Reformulating the Problem

Let \( Y = X_{1} - 2X_{2} + X_{3} \), where \( Y \) is also a normal random variable, and so \( Y^{2} \) will follow a non-central chi-square distribution \( \chi_{1}^{2}(\lambda) \) with 1 degree of freedom, where \( \lambda \) denotes the non-centrality parameter. We can write the problem as \( P(Y^{2} > 15.36) \).

Find Mean and Variance of Y

Firstly, we need to find the mean and variance of \( Y = X_{1} - 2X_{2} + X_{3} \). Since \( E[X_{i}] = 0, E[Y] = 0 \). Secondly, \( Var(Y) = E[Y^{2}] = Var(X_{1}) + 4Var(X_{2}) + Var(X_{3}) - 4Cov(X_{1},X_{2}) + 2Cov(X_{1},X_{3}) - 4Cov(X_{2},X_{3}) \). Considering the given \( \Sigma \) matrix, the variance will be 2.

Standardize Y

The standardized version of the variable \( Y \), denoted as \( Z \) is defined by \( Z = (Y - E[Y])/\sqrt{Var(Y)} \). Here, \( Z = Y/\sqrt{2} \), which will be standard normally distributed, \( i.e., Z \sim N(0,1) \).

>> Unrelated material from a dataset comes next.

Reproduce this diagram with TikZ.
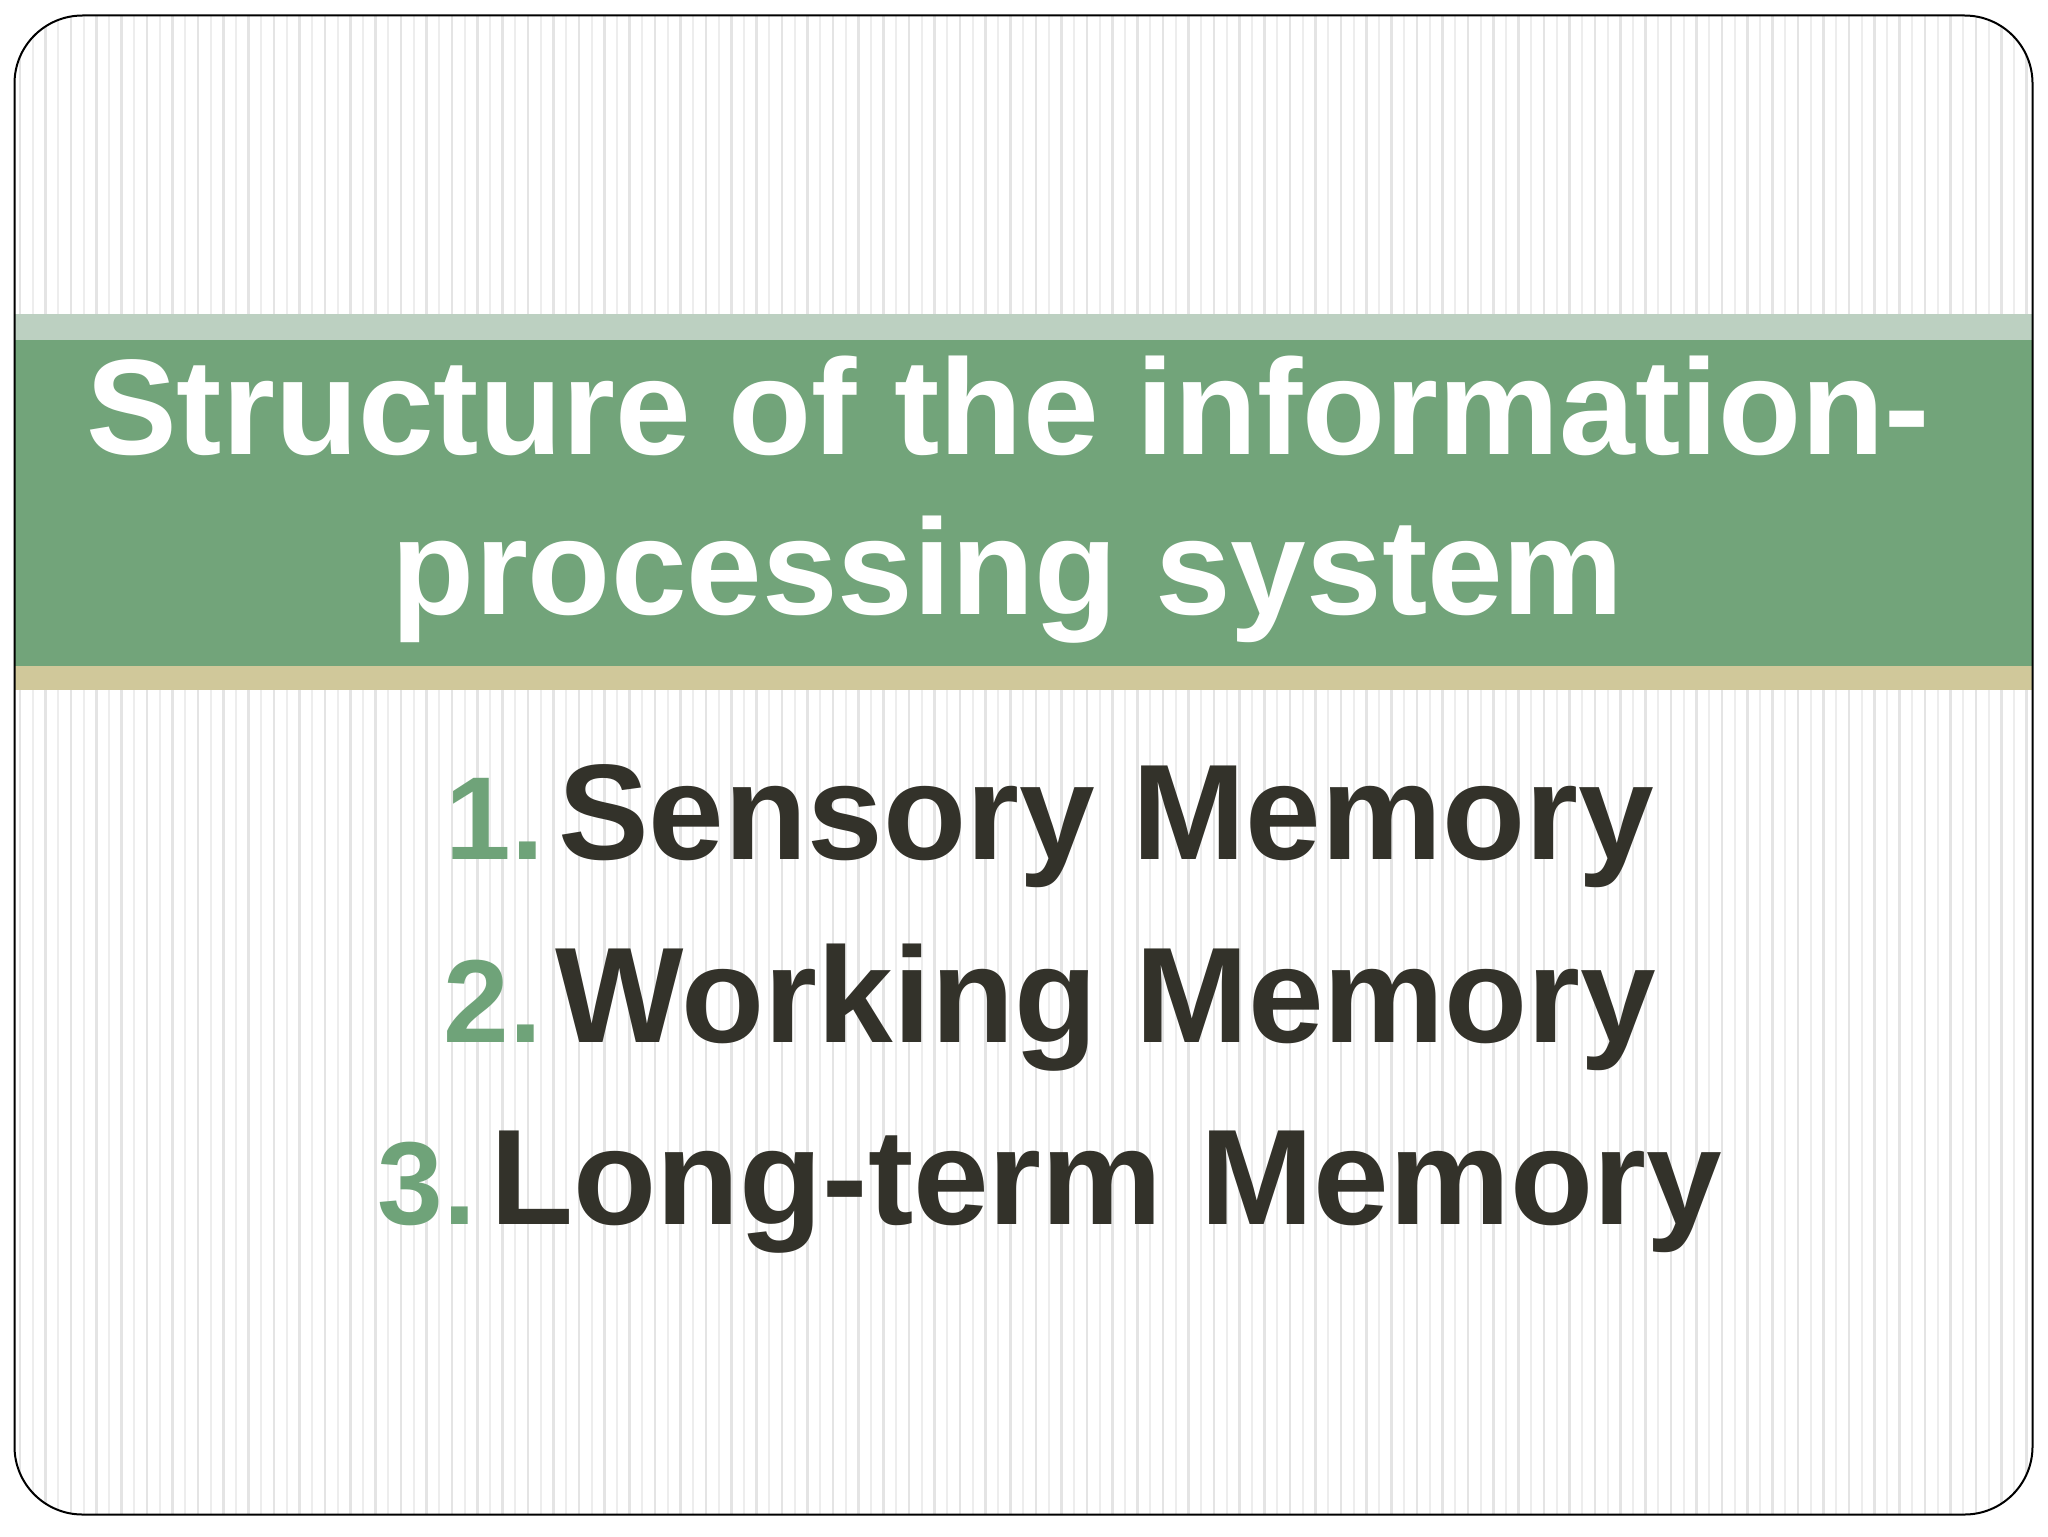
\documentclass[tikz,border=0pt]{standalone}
\usepackage{fontspec}
\setmainfont{Liberation Sans}
\definecolor{bandgreen}{HTML}{72A47A}
\definecolor{bandlight}{HTML}{BCD0C1}
\definecolor{bandtan}{HTML}{D0C89A}
\definecolor{numgreen}{HTML}{6FA379}
\definecolor{textdark}{HTML}{33322A}
\definecolor{stripeA}{HTML}{E4E4E4}
\definecolor{stripeB}{HTML}{EDEDED}
\tikzset{
  titletext/.style={anchor=base, text=white, font=\fontsize{68}{80}\bfseries\selectfont, inner sep=0pt},
  itemtext/.style={anchor=base, text=textdark, font=\fontsize{68}{80}\bfseries\selectfont, inner sep=0pt},
  band/.style={draw=none},
}
\newcommand{\itemnum}[1]{{\color{numgreen}\fontsize{59}{70}\selectfont #1}\hspace{7pt}}
\begin{document}
\begin{tikzpicture}[x=0.5pt,y=-0.5pt]
\useasboundingbox (0,0) rectangle (2048,1536);
\fill[white] (0,0) rectangle (2048,1536);
% stripes clipped to the rounded frame
\begin{scope}
  \clip[rounded corners=34pt] (14.5,15.5) rectangle (2032.5,1514.5);
  \foreach \i in {0,...,80} {
    \draw[stripeA, line width=1.3pt] ({20+\i*25.4},0) -- ({20+\i*25.4},1536);
    \draw[stripeB, line width=1.0pt] ({32.7+\i*25.4},0) -- ({32.7+\i*25.4},1536);
  }
\end{scope}
% bands
\fill[bandlight] (14.5,313.5) rectangle (2032.5,340);
\fill[bandgreen] (14.5,340) rectangle (2032.5,666);
\fill[bandtan] (14.5,666) rectangle (2032.5,690);
% frame
\draw[black, line width=1pt, rounded corners=34pt] (14.5,15.5) rectangle (2032.5,1514.5);
% title
\node[titletext] (t1) at (1008,454) {Structure of the information-};
\node[titletext] (t2) at (1008,614) {processing system};
% list
\node[itemtext] (i1) at (1050,859) {\itemnum{1.}Sensory Memory};
\node[itemtext] (i2) at (1050,1042) {\itemnum{2.}Working Memory};
\node[itemtext] (i3) at (1050,1224) {\itemnum{3.}Long-term Memory};
\end{tikzpicture}
\end{document}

Replicate Problem in terms of Z

The task can be reformulated as \( P(Z^{2} > 15.36/2) \). The right hand side simplifies to \( P(Z^{2} > 7.68) \). And \( Z^{2} \sim \chi_{1}^{2} \), which has a chi-square distribution with 1 degree of freedom.

Compute the Probability

The probability can be found using chi-square distribution tables or software that includes statistical functions. However, most tables do not go as far as 7.68, and software returns probability close to 0, which is too small to measure accurately.